Similarly, the vector load/store whole register instructions perform efficiently when the base address is aligned to the width of the memory interface and much less efficiently otherwise.
Therefore, arrays that shall be accessed by vector load and store instructions should always be aligned to the width of the memory interface. For instance, if the memory interface is 64 bits (i.e., 8 bytes) wide, then a suitably aligned C array can be declared as follows:
int8_t array[1024] __attribute__ ((aligned (8)));
Unit-strided loads and stores should always be preferred. If data that shall be loaded into a vector register is not stored contiguously but rather with a small stride (e.g., 8-bit data with a stride of 4 bytes), then a unit-strided load followed by narrowing shift instructions can be used as a substitute for the less efficient strided load instruction.
vint8m1_t vload_stride_4(int8_t *addr, size_t vl) {
vint32m4_t vec32 = vle32_v_i32m4((int32_t *)addr, vl);
vint16m2_t vec16 = vnsra_wx_i16m2(vec32, 0, vl);
return vnsra_wx_i8m1(vec16, 0, vl);
}
Inefficient vector reduction instructions
Currently, all vector reduction instructions perform the reduction one element at a time.

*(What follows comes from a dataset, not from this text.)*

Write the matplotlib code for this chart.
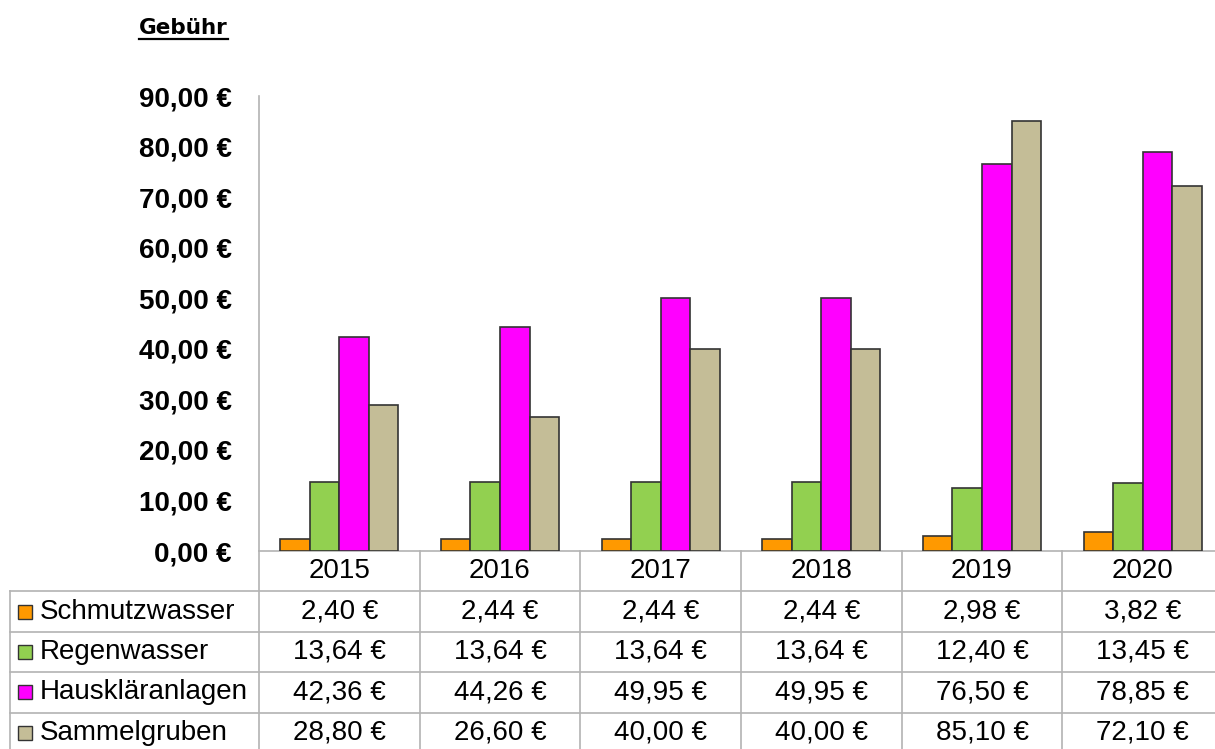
import matplotlib.pyplot as plt
from matplotlib.lines import Line2D

# Data
years = ['2015', '2016', '2017', '2018', '2019', '2020']
series_names = ['Schmutzwasser', 'Regenwasser', 'Hauskläranlagen', 'Sammelgruben']
schmutzwasser = [2.40, 2.44, 2.44, 2.44, 2.98, 3.82]
regenwasser = [13.64, 13.64, 13.64, 13.64, 12.40, 13.45]
hausklaeranlagen = [42.36, 44.26, 49.95, 49.95, 76.50, 78.85]
sammelgruben = [28.80, 26.60, 40.00, 40.00, 85.10, 72.10]
y_ticks = [0, 10, 20, 30, 40, 50, 60, 70, 80, 90]
title = 'Gebühr'

colors = ['#ff9900', '#92d050', '#ff00ff', '#c4bd97']
grid_color = '#b3b3b3'
edge_color = '#333333'

plt.rcParams['font.family'] = ['Liberation Sans', 'DejaVu Sans']


def euro(v):
    return f'{v:.2f}'.replace('.', ',') + ' €'


# Figure layout in pixels
W, H = 1215, 749
fig = plt.figure(figsize=(W / 100, H / 100), dpi=100)

ax_l, ax_r = 259, 1223
ax_top, ax_bot = 96, 551
col_w = (ax_r - ax_l) / len(years)
row_h = 40.4
table_l = 10

ax = fig.add_axes([ax_l / W, 1 - ax_bot / H, (ax_r - ax_l) / W, (ax_bot - ax_top) / H])

all_series = [schmutzwasser, regenwasser, hausklaeranlagen, sammelgruben]
bar_w = 0.184
x = list(range(len(years)))
for i, (vals, c) in enumerate(zip(all_series, colors)):
    xs = [xi + (i - 1.5) * bar_w for xi in x]
    ax.bar(xs, vals, width=bar_w, color=c, edgecolor=edge_color, linewidth=1.2, zorder=3)

ax.set_xlim(-0.5, len(years) - 0.5)
ax.set_ylim(0, 90)
ax.set_xticks([])
ax.set_yticks(y_ticks)
ax.set_yticklabels([euro(t) for t in y_ticks], fontsize=20, fontweight='bold')
ax.tick_params(axis='y', length=0, pad=19.5)
for s in ['top', 'right']:
    ax.spines[s].set_visible(False)
for s in ['left', 'bottom']:
    ax.spines[s].set_color(grid_color)
    ax.spines[s].set_linewidth(1.2)

# Title with underline
fig.text(139 / W, 1 - 34 / H, title, fontsize=15.5, fontweight='bold',
         family='DejaVu Sans', ha='left', va='baseline')
fig.add_artist(Line2D([139 / W, 228 / W], [1 - 38.5 / H, 1 - 38.5 / H],
                      color='black', linewidth=1.6))

# Data table below the chart
n_rows = len(series_names) + 1
tax = fig.add_axes([table_l / W, 1 - (ax_bot + n_rows * row_h) / H,
                    (ax_r - table_l) / W, n_rows * row_h / H])
x_left = -0.5 - (ax_l - table_l) / col_w
tax.set_xlim(x_left, len(years) - 0.5)
tax.set_ylim(n_rows, 0)
tax.axis('off')

# grid lines
for r in range(1, n_rows + 1):
    tax.plot([x_left, len(years) - 0.5], [r, r], color=grid_color, lw=1.2, clip_on=False)
for c in range(len(years) + 1):
    tax.plot([c - 0.5, c - 0.5], [0, n_rows], color=grid_color, lw=1.2, clip_on=False)
tax.plot([x_left, x_left], [1, n_rows], color=grid_color, lw=1.2, clip_on=False)

for i, yr in enumerate(years):
    tax.text(i, 0.5, yr, fontsize=20, ha='center', va='center')

for r, (name, vals, c) in enumerate(zip(series_names, all_series, colors), start=1):
    tax.plot([x_left + 15 / col_w], [r + 0.5], marker='s', markersize=10,
             color=c, markeredgecolor=edge_color, markeredgewidth=1.0, clip_on=False)
    tax.text(x_left + 30 / col_w, r + 0.5, name, fontsize=20, ha='left', va='center')
    for i, v in enumerate(vals):
        tax.text(i, r + 0.5, euro(v), fontsize=20, ha='center', va='center')

fig.savefig('out.png', dpi=100)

For large vectors, a more efficient approach is to split the vector into its upper and lower halves and combine these two halves by applying the reduction operation. This step is then repeated for the resulting vector (which has half the size of the original vector), until the vector is short enough to use the actual reduction instruction. The C code below shows an efficient implementation of an 8-bit sum reduction using this technique to shorten the vector to less than 8 elements before using the actual reduction instruction:
int8_t sum_reduce(vint8m1_t vec, size_t vl) {
while (vl > 8) {
vint8m1_t tmp;
tmp = vslidedown_vx_i8m1(tmp, vec, vl / 2, vl);
vl /= 2;
vec = vadd_vv_i8m1(vec, tmp, vl);
}
vint8m1_t sum = vmv_v_x_i8m1(0, vl);
sum = vredsum_vs_i8m1_i8m1(sum, vec, sum, vl);
return vmv_x_s_i8m1_i8(sum);
}
Inefficient vector permutation instructions
The following vector permutation instructions only process one element per cycle:
The general vector permutation
vrgather(as well asvrgatherei16)The vector compress instruction
vcompress
Whenever possible, code should use the much more efficient vector slide instructions instead. Most static permutation patterns can be replaced by a short series of masked slide instructions. For instance, the 16-element permutation performed during the ShiftRows step of AES encryption can be implemented using the following series of vector slide instructions:
vint8m4_t aes_shiftrows(vint8m4_t vec) {
// Permutation index vector: 0 5 10 15 4 9 14 3 8 13 2 7 12 1 6 11
// prepare masks (should be done in initialization step)
uint16_t msk1 = 0x1111,
msk2 = 0x3333,
msk3 = 0x7777,
msk4 = 0xEC80;
vbool2_t vmsk1 = vlm_v_b2((uint8_t *)&msk1, 16),
vmsk2 = vlm_v_b2((uint8_t *)&msk2, 16),
vmsk3 = vlm_v_b2((uint8_t *)&msk3, 16),
vmsk4 = vlm_v_b2((uint8_t *)&msk4, 16);
// perform the permutation
vint8m4_t tmp;
vbool2_t msk;
tmp = vmv_v_x_i8m4(0, 16);
tmp = vslideup_vx_i8m4(tmp, vec, 4, 16);
msk = vmnot_m_b2(vmsk3, 16);
vec = vslidedown_vx_i8m4_m(msk, vec, vec, 4, 16);
tmp = vslideup_vx_i8m4_m(vmsk3, tmp, tmp, 4, 16);
msk = vmnot_m_b2(vmsk2, 16);
vec = vslidedown_vx_i8m4_m(msk, vec, vec, 4, 16);
tmp = vslideup_vx_i8m4_m(vmsk2, tmp, tmp, 4, 16);
msk = vmnot_m_b2(vmsk1, 16);
vec = vslidedown_vx_i8m4_m(msk, vec, vec, 4, 16);
return vmerge_vvm_i8m4(vmsk4, vec, tmp, 16);
}
When searching for efficient implementations for permutation patterns, inspiration can be found in code generators for bit permutations, such as the one on programming.sirrida.de. Finding efficient patterns for vector element permutations using vector slide operations is analog to finding patterns for bit permutations using shift operations and for the latter many online resources are available.